Rearview mirrors exist for a reason: to help us see what’s sneaking up on us from behind. The quarterly economic report is a rearview mirror. The latest one, released on Friday, shows that the economy contracted at an annual pace of 0.7 percent in the first quarter of 2015. Activity has picked up since then, so the tendency is strong to dismiss what is in the mirror, along these lines:
- Economists expected the first-quarter decline, so no one is shocked.
- Statistical quirks might be in play, so conditions may have been stronger in the first quarter than the data indicate.
- The weather has improved since the first quarter, the port strike on the West Coast has ended and second-quarter data rule out an impending recession, so full speed ahead!
There is some truth to all of that. The problem is that “full speed” in today’s economy is too slow to generate broad prosperity. Given the dismal first quarter, the economy is set to grow at an annual rate of 2 percent to 3 percent for the year, its pace through much of the recovery that began in mid-2009. That is enough to deliver lopsided results, in which income and wealth accrue to those at the top of the economic ladder. It is not enough to pull up wages and salaries for everyone else.
A proximate cause for the first-quarter contraction is the worsening trade deficit driven by the strong dollar, a trend that is likely to continue in the months to come. The economic drag of large trade deficits could be curbed by cracking down on currency manipulation by the nation’s trade partners, but the trade deals currently being pushed by the Obama administration are not expected to contain enforceable currency provisions.
The overarching cause of the economy’s inability to achieve and sustain robust growth is the continued failure to employ everyone who wants and needs a job.
There has been a lot of justifiable high-fiving about the steady fall in the unemployment rate, to 5.4 percent recently. But joblessness is still higher than it was before the last recession began at the end of 2007. Unemployment is still above the pre-recession levels in Washington, D.C. and 36 states, including California, Illinois, Indiana, Maryland, Massachusetts, New Jersey and New York.

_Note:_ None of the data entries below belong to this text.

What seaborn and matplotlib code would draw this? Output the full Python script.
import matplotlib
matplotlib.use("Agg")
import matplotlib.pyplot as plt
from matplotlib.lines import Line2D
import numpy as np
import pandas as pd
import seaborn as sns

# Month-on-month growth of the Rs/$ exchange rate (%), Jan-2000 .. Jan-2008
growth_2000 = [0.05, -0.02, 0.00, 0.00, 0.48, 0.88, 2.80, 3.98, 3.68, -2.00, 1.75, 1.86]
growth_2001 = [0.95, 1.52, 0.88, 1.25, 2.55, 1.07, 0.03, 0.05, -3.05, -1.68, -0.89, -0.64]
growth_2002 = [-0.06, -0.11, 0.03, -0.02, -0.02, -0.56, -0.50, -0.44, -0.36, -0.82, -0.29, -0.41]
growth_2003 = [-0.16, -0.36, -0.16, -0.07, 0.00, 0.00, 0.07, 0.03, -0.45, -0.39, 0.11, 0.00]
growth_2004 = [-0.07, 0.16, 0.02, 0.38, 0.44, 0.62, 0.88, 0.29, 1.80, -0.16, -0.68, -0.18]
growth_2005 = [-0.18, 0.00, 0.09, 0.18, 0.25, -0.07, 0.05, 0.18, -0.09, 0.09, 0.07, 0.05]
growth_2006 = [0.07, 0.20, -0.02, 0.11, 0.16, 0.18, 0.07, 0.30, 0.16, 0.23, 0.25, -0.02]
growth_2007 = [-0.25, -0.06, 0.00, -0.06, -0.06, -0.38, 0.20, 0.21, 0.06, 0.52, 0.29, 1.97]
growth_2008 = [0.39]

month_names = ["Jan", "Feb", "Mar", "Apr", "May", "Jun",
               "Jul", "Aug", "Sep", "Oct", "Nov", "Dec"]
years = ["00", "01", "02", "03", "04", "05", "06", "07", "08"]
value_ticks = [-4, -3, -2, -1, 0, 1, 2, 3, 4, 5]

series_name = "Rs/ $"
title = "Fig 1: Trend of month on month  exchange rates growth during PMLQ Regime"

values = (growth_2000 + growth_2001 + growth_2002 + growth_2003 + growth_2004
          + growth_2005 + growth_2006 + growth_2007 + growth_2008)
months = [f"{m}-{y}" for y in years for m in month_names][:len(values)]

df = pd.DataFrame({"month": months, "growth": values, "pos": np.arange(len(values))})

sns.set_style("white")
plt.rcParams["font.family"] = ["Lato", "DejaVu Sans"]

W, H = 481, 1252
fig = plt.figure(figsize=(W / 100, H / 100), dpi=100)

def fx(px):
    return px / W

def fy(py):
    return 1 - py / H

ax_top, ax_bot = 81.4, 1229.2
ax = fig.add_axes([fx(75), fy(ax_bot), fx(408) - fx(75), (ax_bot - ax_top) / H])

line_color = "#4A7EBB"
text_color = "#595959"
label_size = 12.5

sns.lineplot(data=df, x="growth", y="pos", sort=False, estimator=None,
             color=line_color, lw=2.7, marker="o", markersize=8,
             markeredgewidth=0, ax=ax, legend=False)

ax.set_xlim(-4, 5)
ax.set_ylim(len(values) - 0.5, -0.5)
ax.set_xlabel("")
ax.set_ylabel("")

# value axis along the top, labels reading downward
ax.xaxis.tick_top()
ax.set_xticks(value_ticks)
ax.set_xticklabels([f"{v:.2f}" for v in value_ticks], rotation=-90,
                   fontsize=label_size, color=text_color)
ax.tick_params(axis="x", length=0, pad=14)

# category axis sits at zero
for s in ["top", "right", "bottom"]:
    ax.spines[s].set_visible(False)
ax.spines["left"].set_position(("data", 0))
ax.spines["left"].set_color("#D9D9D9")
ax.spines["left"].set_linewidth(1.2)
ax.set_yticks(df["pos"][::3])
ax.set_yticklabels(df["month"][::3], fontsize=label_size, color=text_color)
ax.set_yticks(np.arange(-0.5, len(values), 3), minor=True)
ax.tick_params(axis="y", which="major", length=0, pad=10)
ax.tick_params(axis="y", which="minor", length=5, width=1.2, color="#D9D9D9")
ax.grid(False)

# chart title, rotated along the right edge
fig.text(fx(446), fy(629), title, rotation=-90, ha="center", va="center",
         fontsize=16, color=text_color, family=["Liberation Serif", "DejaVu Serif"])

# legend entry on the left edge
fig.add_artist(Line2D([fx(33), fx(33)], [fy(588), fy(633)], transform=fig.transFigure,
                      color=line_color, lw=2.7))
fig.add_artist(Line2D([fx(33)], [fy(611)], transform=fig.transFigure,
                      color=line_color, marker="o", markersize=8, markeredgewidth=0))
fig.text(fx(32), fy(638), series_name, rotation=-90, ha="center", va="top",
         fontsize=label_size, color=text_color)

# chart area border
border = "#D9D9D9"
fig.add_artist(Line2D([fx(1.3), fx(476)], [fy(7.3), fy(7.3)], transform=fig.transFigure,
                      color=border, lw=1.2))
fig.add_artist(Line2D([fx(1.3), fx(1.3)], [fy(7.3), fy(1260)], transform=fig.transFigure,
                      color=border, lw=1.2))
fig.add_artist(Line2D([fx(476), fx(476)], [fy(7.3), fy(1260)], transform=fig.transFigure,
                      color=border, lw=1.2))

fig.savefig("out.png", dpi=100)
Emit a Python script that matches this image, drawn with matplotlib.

Despite steady if lackluster economic growth, job prospects are still rocky even for recent college graduates. The average unemployment rate in the past year for college grads ages 21 to 24 was 7.2 percent, compared to 5.5 percent in the pre-recession year of 2007. Their underemployment rate, which includes those who do not have full-time hours, is 14.9 percent, compared to 9.6 percent in 2007.
The situation is even worse for recent high school graduates. The average unemployment rate for high school grads ages 17 to 21 is now 19.5 percent, compared to 15.9 percent in 2007; underemployment is 37 percent, compared to 26.8 percent in 2007.
The economy is in much better shape than it was a few years ago. But it is still ailing. Healthy growth requires healthy employment with rising wages. Those, in turn, require economic policies including continued low interest rates, more federal spending on job-creating infrastructure projects, balanced trade and programs to help those who face special hurdles to employment, including immigrants and people with prison records.
The economy will rebound in the second quarter. But it is not yet on its way to full employment, which is the only way to broad prosperity.